- Spanish: En el futuro
- Directed by: Mauro Andrizzi
- Written by: Mauro Andrizzi
- Starring: Luis Machín Sergio Boris Lorena Damonte
- Cinematography: Emiliano Cativa
- Edited by: Francisco Vazquez Murillo
- Music by: Pontiak Sportivo Teatral
- Production company: Mono Films
- Release date: September 2010 (Venice);
- Running time: 62 minutes
- Country: Argentina
- Language: French

= In the Future (2010 film) =

2010 film by Mauro Andrizzi

In the Future (En el futuro) is an Argentine documentary film, directed by Mauro Andrizzi and released in 2010. The film dramatizes various short episodes of couples, both heterosexual and gay, sharing moments of physical and emotional intimacy.

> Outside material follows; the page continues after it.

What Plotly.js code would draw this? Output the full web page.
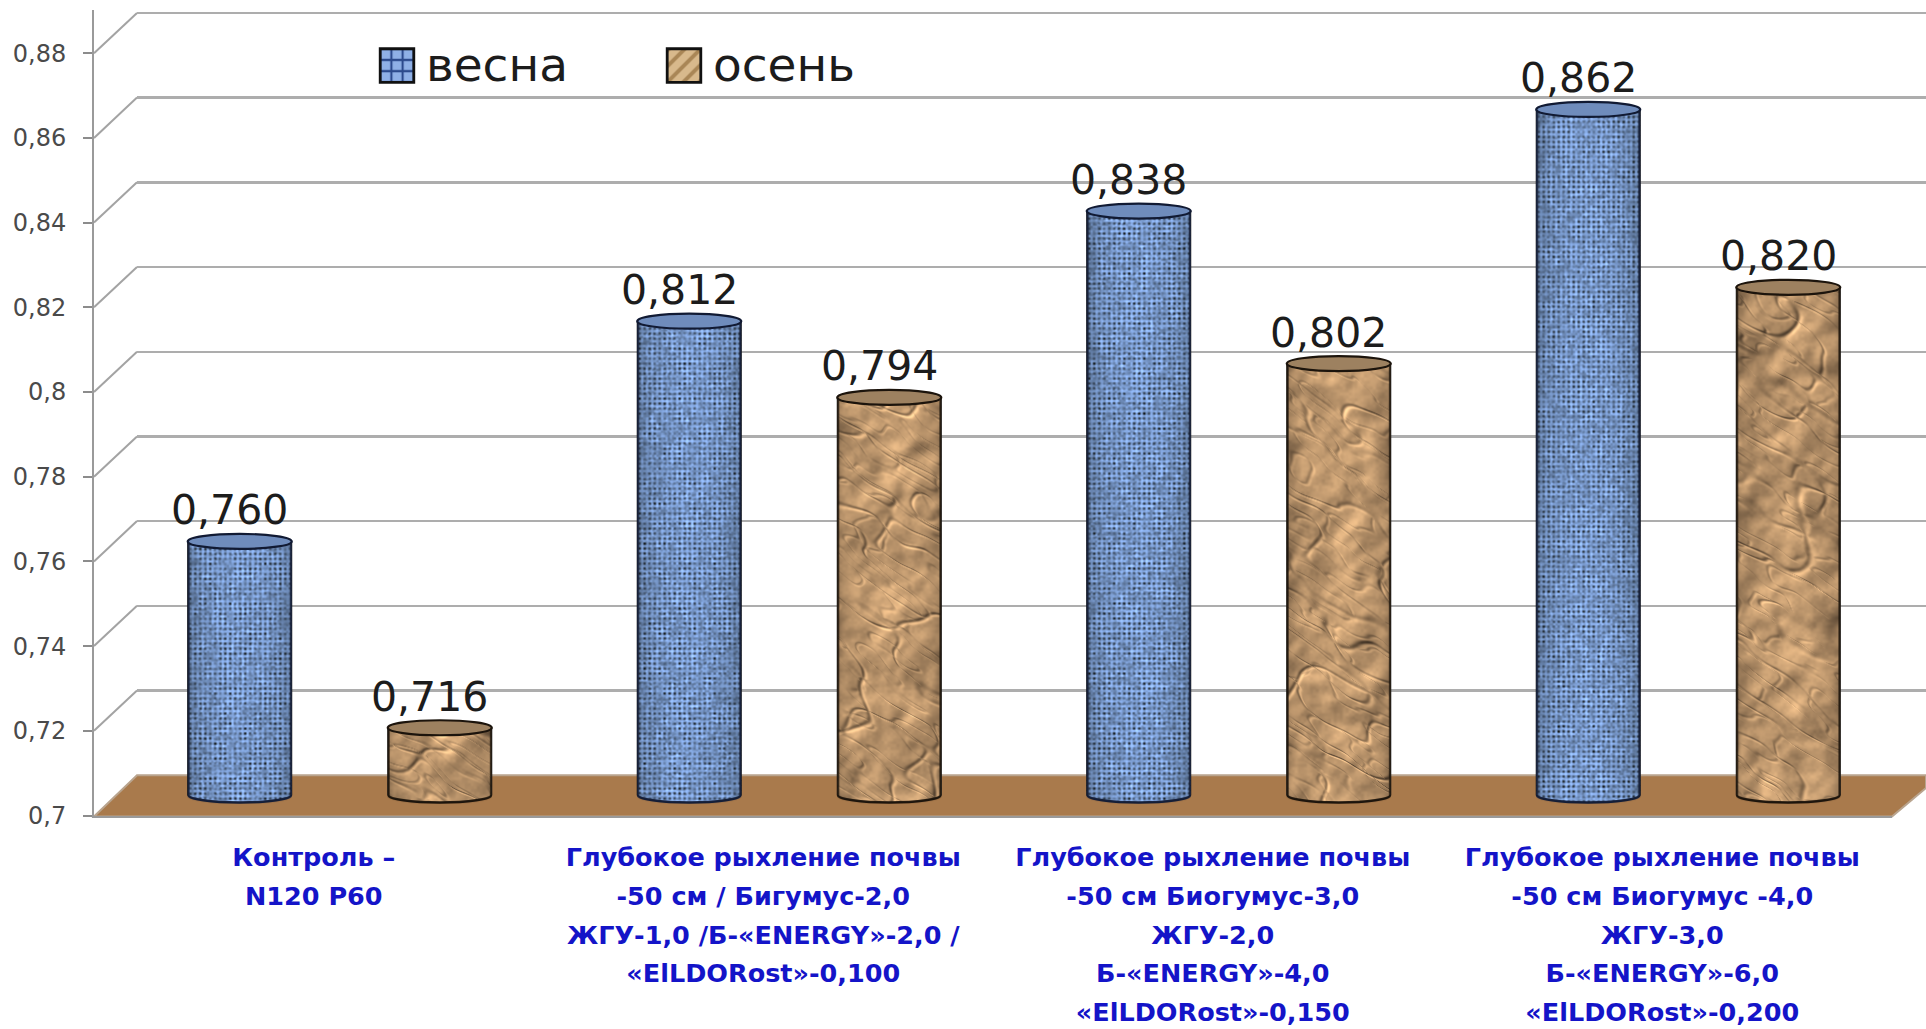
<!DOCTYPE html>
<html lang="ru">
<head>
<meta charset="utf-8">
<title>Весна и осень</title>
<script src="https://cdn.plot.ly/plotly-3.0.1.min.js"></script>
<style>html,body{margin:0;padding:0;background:#fff;overflow:hidden}</style>
</head>
<body>
<div id="chart" style="width:1926px;height:1029px"></div>
<script>
// Values per treatment, spring and autumn
const categories = [
  'Контроль –<br>N120 P60',
  'Глубокое рыхление почвы<br>-50 см / Бигумус-2,0<br>ЖГУ-1,0 /Б-«ENERGY»-2,0 /<br>«ElLDORost»-0,100',
  'Глубокое рыхление почвы<br>-50 см Биогумус-3,0<br>ЖГУ-2,0<br>Б-«ENERGY»-4,0<br>«ElLDORost»-0,150',
  'Глубокое рыхление почвы<br>-50 см Биогумус -4,0<br>ЖГУ-3,0<br>Б-«ENERGY»-6,0<br>«ElLDORost»-0,200'
];
const spring = [0.760, 0.812, 0.838, 0.862];
const autumn = [0.716, 0.794, 0.802, 0.820];
const yTicks = [0.70, 0.72, 0.74, 0.76, 0.78, 0.80, 0.82, 0.84, 0.86, 0.88];
const yTickText = ['0,7', '0,72', '0,74', '0,76', '0,78', '0,8', '0,82', '0,84', '0,86', '0,88'];
const seriesNames = ['весна', 'осень'];

// Page size and the pseudo-3D box: front plane, bar plane and back wall
const W = 1926, H = 1029, BASE = 0.7, UNIT = 84.7 / 0.02;
const frontLeft = 94, frontRight = 1892, frontBase = 815.5;
const wallLeft = 137, wallBase = 775.2;
const barDx = 21, barBase = 795.5, capRy = 7.5;
const barGap = 0.11, barGroupGap = 0.48;
const slot = (1 - barGap) / 2, barW = slot * (1 - barGroupGap);

const fx = px => px / W, fy = py => 1 - py / H;
const vAt = (basePx, py) => BASE + (basePx - py) / UNIT;
const frontY = v => frontBase - (v - BASE) * UNIT;
const wallY = v => wallBase - (v - BASE) * UNIT;

// Surface textures: seeded value noise keeps every render identical
function hash(x, y, s) {
  let h = (x * 374761393 + y * 668265263 + s * 2147483647) | 0;
  h = Math.imul(h ^ (h >>> 13), 1274126177);
  return ((h ^ (h >>> 16)) >>> 0) / 4294967295;
}
function noise(x, y, s) {
  const xi = Math.floor(x), yi = Math.floor(y);
  let fx_ = x - xi, fy_ = y - yi;
  fx_ = fx_ * fx_ * (3 - 2 * fx_); fy_ = fy_ * fy_ * (3 - 2 * fy_);
  const a = hash(xi, yi, s), b = hash(xi + 1, yi, s), c = hash(xi, yi + 1, s), d = hash(xi + 1, yi + 1, s);
  return a + (b - a) * fx_ + (c - a) * fy_ + (a - b - c + d) * fx_ * fy_;
}
// Paper folds: contour lines of stretched noise, running mostly on a down-right diagonal
function creases(x, y, s) {
  const rx = 0.8 * x + 0.6 * y, ry = -0.6 * x + 0.8 * y;
  const wx = rx + 10 * (noise(x / 30, y / 30, s + 1) - 0.5);
  const wy = ry + 10 * (noise(x / 30, y / 30, s + 2) - 0.5);
  let c = 0;
  const bands = [[1 / 130, 1 / 30, 1.0, 0.022], [1 / 80, 1 / 17, 0.8, 0.028], [1 / 36, 1 / 9, 0.45, 0.04]];
  bands.forEach((b, i) => {
    const d = noise(wx * b[0], wy * b[1], s + 10 + i) - 0.5;
    c = Math.max(c, b[2] * Math.exp(-(d * d) / (b[3] * b[3])));
  });
  return c;
}
function facets(x, y, s) {
  return noise(x / 24, y / 24, s + 20) + 0.5 * noise(x / 11, y / 11, s + 21);
}
function cylinderImage(v, kind, seed) {
  const w = 104, side = Math.round((v - BASE) * UNIT), h = side + Math.ceil(capRy) + 1;
  const cv = document.createElement('canvas');
  cv.width = w; cv.height = h;
  const ctx = cv.getContext('2d');
  const img = ctx.createImageData(w, h);
  for (let y = 0; y < h; y++) {
    for (let x = 0; x < w; x++) {
      const t = (x + 0.5) / w * 2 - 1;
      const round = Math.sqrt(Math.max(0, 1 - t * t));
      let r, g, b;
      if (kind === 'blue') {
        const cx = ((x % 5) + 5) % 5 - 2, cy = ((y % 5) + 5) % 5 - 2;
        const hole = Math.exp(-(cx * cx + cy * cy) / 2.8);
        const blot = noise(x / 7, y / 7, seed), fine = noise(x / 2.2, y / 2.2, seed + 3);
        const l = 0.96 - 0.72 * hole * (0.2 + blot * 1.3) + 0.34 * (fine - 0.5) + 0.36 * (blot - 0.5);
        const shade = (0.6 + 0.5 * Math.pow(round, 0.7)) * l;
        r = 122 * shade + 14; g = 154 * shade + 18; b = 214 * shade + 16;
      } else {
        const dark = creases(x, y, seed), light = creases(x - 2.4, y - 2.4, seed);
        const grain = noise(x / 3, y / 3, seed + 5) - 0.5;
        const slope = facets(x + 2, y + 2, seed) - facets(x - 2, y - 2, seed);
        const blot = noise(x / 26, y / 26, seed + 7) - 0.5;
        const l = 0.86 - 0.42 * dark + 0.34 * light + 0.07 * grain + 0.18 * blot - 0.5 * slope;
        const shade = (0.62 + 0.4 * Math.pow(round, 0.6)) * l;
        r = 214 * shade + 4; g = 172 * shade + 2; b = 124 * shade + 2;
      }
      const k = (y * w + x) * 4;
      img.data[k] = r; img.data[k + 1] = g; img.data[k + 2] = b; img.data[k + 3] = 255;
    }
  }
  ctx.putImageData(img, 0, 0);
  const outline = () => {
    ctx.beginPath();
    ctx.moveTo(0.5, 0);
    ctx.lineTo(0.5, side);
    ctx.ellipse(w / 2, side, w / 2 - 0.5, capRy, 0, Math.PI, 0, true);
    ctx.lineTo(w - 0.5, 0);
  };
  ctx.globalCompositeOperation = 'destination-in';
  outline(); ctx.closePath(); ctx.fill();
  ctx.globalCompositeOperation = 'source-over';
  ctx.strokeStyle = kind === 'blue' ? '#141d36' : '#1c140c';
  ctx.lineWidth = 2.4;
  outline(); ctx.stroke();
  return cv.toDataURL('image/png');
}

const barCenter = (i, s) => i + (s === 0 ? -slot / 2 : slot / 2);
const valueText = v => v.toFixed(3).replace('.', ',');
const seriesList = [spring, autumn];
const seriesStyle = [
  {kind: 'blue', color: '#5f86c8', fg: '#2c4a8c', bg: '#8fb0e6', shape: '+', cap: '#6f8cbc', capEdge: '#111a33'},
  {kind: 'tan', color: '#bd9a6c', fg: '#a98656', bg: '#d8b98c', shape: '/', cap: '#9d8160', capEdge: '#1c140c'}
];

const traces = [];
const images = [];
const annotations = [];
const shapes = [];

// Back wall and front category axis carry their own invisible anchors
traces.push({x: [0, 1], y: [BASE, BASE], xaxis: 'x', yaxis: 'y', mode: 'lines', opacity: 0, showlegend: false, hoverinfo: 'skip'});

seriesList.forEach((vals, s) => {
  const st = seriesStyle[s];
  traces.push({
    type: 'bar', name: seriesNames[s], xaxis: 'x2', yaxis: 'y2',
    x: vals.map((_, i) => i), base: vals.map(() => BASE), y: vals.map(v => v - BASE),
    marker: {color: st.color, line: {color: '#111', width: 1},
             pattern: {shape: st.shape, fgcolor: st.fg, bgcolor: st.bg, size: 5, solidity: 0.35}},
    hoverinfo: 'name+text', hovertext: vals.map(valueText)
  });
  vals.forEach((v, i) => {
    const cx = barCenter(i, s);
    images.push({
      source: cylinderImage(v, st.kind, 11 + s * 40 + i * 7),
      xref: 'x2', yref: 'y2', x: cx - barW / 2, y: v, xanchor: 'left', yanchor: 'top',
      sizex: barW, sizey: (v - BASE) + (capRy + 1) / UNIT, sizing: 'stretch', layer: 'above'
    });
    shapes.push({
      type: 'circle', xref: 'x2', yref: 'y2', layer: 'above',
      x0: cx - barW / 2, x1: cx + barW / 2,
      y0: v - capRy / UNIT, y1: v + capRy / UNIT,
      fillcolor: st.cap, line: {color: st.capEdge, width: 2.2}
    });
    annotations.push({
      xref: 'x2', yref: 'y2', x: cx, y: v, text: valueText(v), showarrow: false,
      xanchor: 'center', yanchor: 'bottom', xshift: -10, yshift: 5,
      font: {family: 'DejaVu Sans', size: 41, color: '#1c1c1c'}
    });
  });
});

traces.push({x: categories, y: categories.map(() => BASE), xaxis: 'x3', yaxis: 'y3', mode: 'lines', opacity: 0, showlegend: false, hoverinfo: 'skip'});

// Connectors between the front axis and the back wall
const diagonals = yTicks.slice(1).map(v => ({
  type: 'line', xref: 'paper', yref: 'paper', layer: 'below',
  x0: fx(frontLeft), y0: fy(frontY(v)), x1: fx(wallLeft), y1: fy(wallY(v)),
  line: {color: '#a3a3a3', width: 2}
}));

// Brown floor of the box
const floorPts = [[frontLeft, frontBase + 1], [wallLeft, wallBase], [W, wallBase], [W, 788], [frontRight, frontBase + 1]];
const floorPath = floorPts.map((p, i) => (i ? 'L' : 'M') + fx(p[0]) + ',' + fy(p[1])).join(' ') + ' Z';
const floorShape = {type: 'path', xref: 'paper', yref: 'paper', layer: 'below', path: floorPath,
                    fillcolor: '#a97a4c', line: {color: '#b9a48e', width: 2}};

const layout = {
  width: W, height: H,
  margin: {l: 0, r: 0, t: 0, b: 0, pad: 0},
  paper_bgcolor: '#ffffff', plot_bgcolor: 'rgba(0,0,0,0)',
  barmode: 'group', bargap: barGap, bargroupgap: barGroupGap,
  font: {family: 'DejaVu Sans'},
  // back wall with the gridlines
  xaxis: {domain: [fx(wallLeft), 1], range: [0, 1], visible: false, anchor: 'y', fixedrange: true},
  yaxis: {domain: [fy(wallBase), fy(0.5)], range: [BASE, vAt(wallBase, 0.5)], anchor: 'x', fixedrange: true,
          tickmode: 'array', tickvals: yTicks, showticklabels: false, ticks: '',
          showgrid: true, gridcolor: '#adadad', gridwidth: 2.4, zeroline: false, showline: false},
  // plane the cylinders stand on
  xaxis2: {domain: [fx(frontLeft + barDx), fx(frontRight + barDx)], range: [-0.5, 3.5], visible: false, anchor: 'y2', fixedrange: true},
  yaxis2: {domain: [fy(barBase + 12), fy(3)], range: [vAt(barBase, barBase + 12), vAt(barBase, 3)], visible: false, anchor: 'x2', fixedrange: true},
  // front axes with ticks and labels
  xaxis3: {domain: [fx(frontLeft), fx(frontRight)], type: 'category', categoryorder: 'array', categoryarray: categories,
           range: [-0.5, 3.5], anchor: 'y3', fixedrange: true, tickson: 'boundaries', ticks: 'outside', ticklen: 11, tickwidth: 2,
           tickcolor: '#8c8c8c', showline: true, linecolor: '#9a9a9a', linewidth: 2, showgrid: false, zeroline: false,
           tickangle: 0, ticklabelstandoff: 18,
           tickfont: {family: 'DejaVu Sans', size: 25.5, weight: 700, color: '#1414c8'}},
  yaxis3: {domain: [fy(frontBase), fy(10)], range: [BASE, vAt(frontBase, 10)], anchor: 'x3', fixedrange: true,
           tickmode: 'array', tickvals: yTicks, ticktext: yTickText, ticks: 'outside', ticklen: 9, tickwidth: 2,
           tickcolor: '#8c8c8c', showline: true, linecolor: '#9a9a9a', linewidth: 2, showgrid: false, zeroline: false,
           ticklabelstandoff: 12, tickfont: {family: 'DejaVu Sans', size: 24, color: '#4a4a4a'}},
  showlegend: true,
  legend: {orientation: 'h', x: fx(377), xanchor: 'left', y: fy(66), yanchor: 'middle', bgcolor: 'rgba(0,0,0,0)',
           font: {family: 'DejaVu Sans', size: 47, color: '#1c1c1c'}, itemwidth: 39,
           entrywidth: 233, entrywidthmode: 'pixels', tracegroupgap: 0, traceorder: 'normal'},
  shapes: [floorShape].concat(diagonals, shapes),
  images: images,
  annotations: annotations
};

Plotly.newPlot('chart', traces, layout, {displayModeBar: false, staticPlot: true}).then(() => {
  // Wider line spacing for the category labels and large legend swatches
  document.querySelectorAll('.x3tick').forEach(g => {
    g.setAttribute('transform', 'translate(-5,0)');
    g.querySelectorAll('tspan.line').forEach((t, i) => {
      t.setAttribute('dy', (i * 38.7) + 'px');
    });
  });
  document.querySelectorAll('.legend .legendpoints path').forEach(p => {
    p.setAttribute('transform', 'translate(20,0) scale(2.8)');
  });
  document.querySelectorAll('.legend .legendtext').forEach(t => {
    t.setAttribute('transform', 'translate(0,-3)');
  });
});
</script>
</body>
</html>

The cast includes Luis Machín, Sergio Boris, Lorena Damonte, Carlos Defeo, Débora Dejtiar, Andres Irusta, Felix Bachmann Quadros, Jazmin Antar, Gabriel Lima, Cecilia Czornogas, Casandra Da Cunha, Goyo Anchou, Marina Bacher, Javier Bertolini, Vicente Bustos, Nicole Dubin, Cecilia Elia, Ana Paula Ferrúa, Gina Gattone, Mariano Goldgrob, Jorge Sanabria, María Sureda, Matías Tamborenea, Francisco Vazquez Murillo and Martin Wain.

The film premiered at the 67th Venice International Film Festival, where it was named the winner of the Queer Lion.